-- TASK INSTRUCTIONS --
Return every line below as is, leaving out the pictures.

--- BEGIN ---

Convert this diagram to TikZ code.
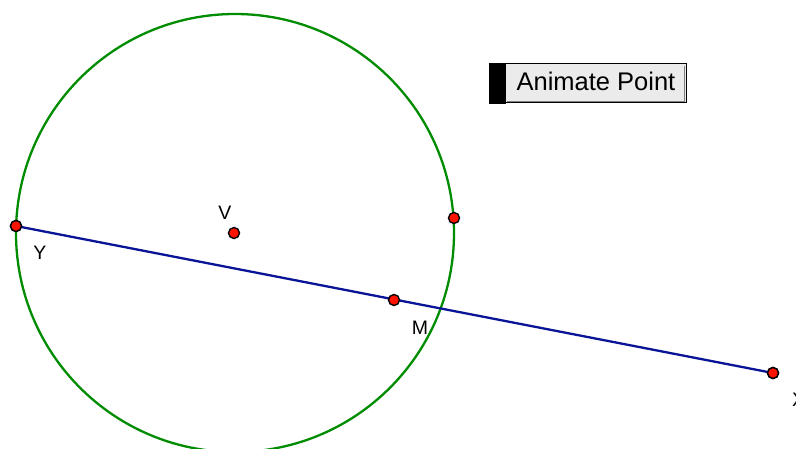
\documentclass[tikz,border=0pt]{standalone}
\usepackage{fontspec}
\setmainfont{Liberation Sans}
\begin{document}
\begin{tikzpicture}[x=1pt,y=-1pt,
  pt/.style={circle,draw=black,fill=red!85!orange,line width=1.4pt,inner sep=0pt,minimum size=11pt},
  lbl/.style={font=\fontsize{19.5}{21}\selectfont,inner sep=0pt},
  seg/.style={draw={rgb,255:red,10;green,20;blue,150},line width=2.3pt},
  circ/.style={draw={rgb,255:red,0;green,140;blue,0},line width=2.3pt}]
\useasboundingbox (0,0) rectangle (796,449);
\begin{scope}
\clip (0,0) rectangle (796,449);
\coordinate (C) at (235,233);
\draw[circ] (C) circle[radius=219];
\node[pt] (Y) at (16,226) {};
\node[pt] (X) at (773,373) {};
\draw[seg] (Y.center) -- (X.center);
\node[pt] (Y2) at (16,226) {};
\node[pt] (X2) at (773,373) {};
\node[pt] (M) at (394,300) {};
\node[pt] (V) at (234,233) {};
\node[pt] (P) at (454,218) {};
\node[lbl] (LY) at (40,253) {Y};
\node[lbl] (LV) at (225,213) {V};
\node[lbl] (LM) at (420,328) {M};
\node[lbl,anchor=west] (LX) at (792,400) {X};
\end{scope}
% button
\fill[black] (489,63) rectangle (506,104);
\draw[fill={rgb,255:red,235;green,235;blue,235},draw=black,line width=1pt] (505,64) rectangle (686,103);
\draw[gray,line width=1.5pt] (507,101.5) -- (684.5,101.5) -- (684.5,66);
\node[font=\fontsize{25.5}{27}\selectfont,inner sep=0pt] (B) at (596,81) {Animate Point};
\end{tikzpicture}
\end{document}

--- END ---

-- TASK OUTPUT --
Convert this diagram to TikZ code.
\documentclass[tikz,border=0pt]{standalone}
\usepackage{fontspec}
\setmainfont{Liberation Sans}
\begin{document}
\begin{tikzpicture}[x=1pt,y=-1pt,
  pt/.style={circle,draw=black,fill=red!85!orange,line width=1.4pt,inner sep=0pt,minimum size=11pt},
  lbl/.style={font=\fontsize{19.5}{21}\selectfont,inner sep=0pt},
  seg/.style={draw={rgb,255:red,10;green,20;blue,150},line width=2.3pt},
  circ/.style={draw={rgb,255:red,0;green,140;blue,0},line width=2.3pt}]
\useasboundingbox (0,0) rectangle (796,449);
\begin{scope}
\clip (0,0) rectangle (796,449);
\coordinate (C) at (235,233);
\draw[circ] (C) circle[radius=219];
\node[pt] (Y) at (16,226) {};
\node[pt] (X) at (773,373) {};
\draw[seg] (Y.center) -- (X.center);
\node[pt] (Y2) at (16,226) {};
\node[pt] (X2) at (773,373) {};
\node[pt] (M) at (394,300) {};
\node[pt] (V) at (234,233) {};
\node[pt] (P) at (454,218) {};
\node[lbl] (LY) at (40,253) {Y};
\node[lbl] (LV) at (225,213) {V};
\node[lbl] (LM) at (420,328) {M};
\node[lbl,anchor=west] (LX) at (792,400) {X};
\end{scope}
% button
\fill[black] (489,63) rectangle (506,104);
\draw[fill={rgb,255:red,235;green,235;blue,235},draw=black,line width=1pt] (505,64) rectangle (686,103);
\draw[gray,line width=1.5pt] (507,101.5) -- (684.5,101.5) -- (684.5,66);
\node[font=\fontsize{25.5}{27}\selectfont,inner sep=0pt] (B) at (596,81) {Animate Point};
\end{tikzpicture}
\end{document}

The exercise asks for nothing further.